C’en était trop. Nombre de grands étaient déjà irrités contre le prophète ; ce discours les remplit d’une haine mortelle. Un jour qu’il se disposait à quitter la ville pour se rendre à Anatoth, un garde, feignant de croire qu’il voulait passer aux Chaldéens, s’élança sur lui et, nonobstant ses protestations, le mena aux princes. Ceux-ci, heureux d’avoir enfin l’occasion de se venger, le traitèrent d’espion, et le battirent, puis le jetèrent dans une citerne, au fond de la maison du dresseur de listes Jonathan, qui se constitua son geôlier. Jérémie resta quarante jours dans ce cachot fangeux et insalubre. La joie de Jérusalem ne fut pas de longue durée. L’armée chaldéenne, qui avait marché au-devant de celle d’Apriès, la défit complètement ; Pharaon se trouva en partie désarmé, et Juda, du même coup, pour la seconde fois réduit à ses seules forces.

Le siège recommença plus étroit que jamais.

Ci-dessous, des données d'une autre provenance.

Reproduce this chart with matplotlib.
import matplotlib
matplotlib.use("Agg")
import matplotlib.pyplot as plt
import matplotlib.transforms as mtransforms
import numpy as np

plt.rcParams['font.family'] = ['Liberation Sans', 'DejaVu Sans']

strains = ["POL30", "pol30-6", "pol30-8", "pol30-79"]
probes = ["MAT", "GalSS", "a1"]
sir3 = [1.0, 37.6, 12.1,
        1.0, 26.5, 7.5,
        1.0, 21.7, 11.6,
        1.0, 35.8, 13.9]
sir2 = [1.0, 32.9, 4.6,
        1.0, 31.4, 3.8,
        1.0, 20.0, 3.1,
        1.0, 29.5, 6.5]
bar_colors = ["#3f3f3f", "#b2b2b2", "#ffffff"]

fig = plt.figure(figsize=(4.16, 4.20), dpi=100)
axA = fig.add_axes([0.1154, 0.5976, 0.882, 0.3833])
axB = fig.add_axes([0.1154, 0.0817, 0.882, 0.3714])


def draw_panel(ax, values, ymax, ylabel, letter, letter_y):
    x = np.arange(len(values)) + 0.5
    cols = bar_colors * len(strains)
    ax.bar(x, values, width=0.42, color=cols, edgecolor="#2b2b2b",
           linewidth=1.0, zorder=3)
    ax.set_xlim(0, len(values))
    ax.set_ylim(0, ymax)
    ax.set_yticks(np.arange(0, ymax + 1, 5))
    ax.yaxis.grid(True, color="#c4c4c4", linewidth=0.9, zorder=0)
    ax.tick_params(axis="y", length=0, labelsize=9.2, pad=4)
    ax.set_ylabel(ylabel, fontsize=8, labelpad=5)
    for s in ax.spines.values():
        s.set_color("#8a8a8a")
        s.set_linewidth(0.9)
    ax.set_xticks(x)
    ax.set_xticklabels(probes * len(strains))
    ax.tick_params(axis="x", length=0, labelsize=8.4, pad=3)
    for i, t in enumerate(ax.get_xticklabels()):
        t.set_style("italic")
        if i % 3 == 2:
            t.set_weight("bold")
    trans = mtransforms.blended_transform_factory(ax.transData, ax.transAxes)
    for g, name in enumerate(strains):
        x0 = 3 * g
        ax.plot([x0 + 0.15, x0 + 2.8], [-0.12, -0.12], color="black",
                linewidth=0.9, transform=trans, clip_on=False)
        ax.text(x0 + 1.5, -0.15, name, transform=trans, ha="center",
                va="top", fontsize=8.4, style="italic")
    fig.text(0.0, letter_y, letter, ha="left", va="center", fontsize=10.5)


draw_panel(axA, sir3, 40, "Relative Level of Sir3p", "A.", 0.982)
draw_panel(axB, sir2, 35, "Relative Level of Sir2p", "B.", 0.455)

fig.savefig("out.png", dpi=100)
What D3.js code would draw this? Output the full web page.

Alors le courage des assiégés s’évanouit. Beaucoup, ne songeant qu’à leur salut, désertèrent ou s’enfuirent en Égypte. Sédécias lui-même se sentit devenir inquiet et s’aperçut trop tard qu’il y avait eu folie à vouloir se mesurer avec la puissance babylonienne. Aux calamités de la guerre vint s’ajouter la famine. Le nombre des hommes valides alla chaque jour en diminuant. Bientôt il en resta si peu, qu’ils ne furent plus en état de défendre les remparts. Enfin l’heure suprême arriva. Le 9 Tammouz (juin 586) le pain fit absolument défaut et les Chaldéens, grâce au complet épuisement des assiégés, réussirent à pratiquer une brèche, par où ils pénétrèrent dans la place.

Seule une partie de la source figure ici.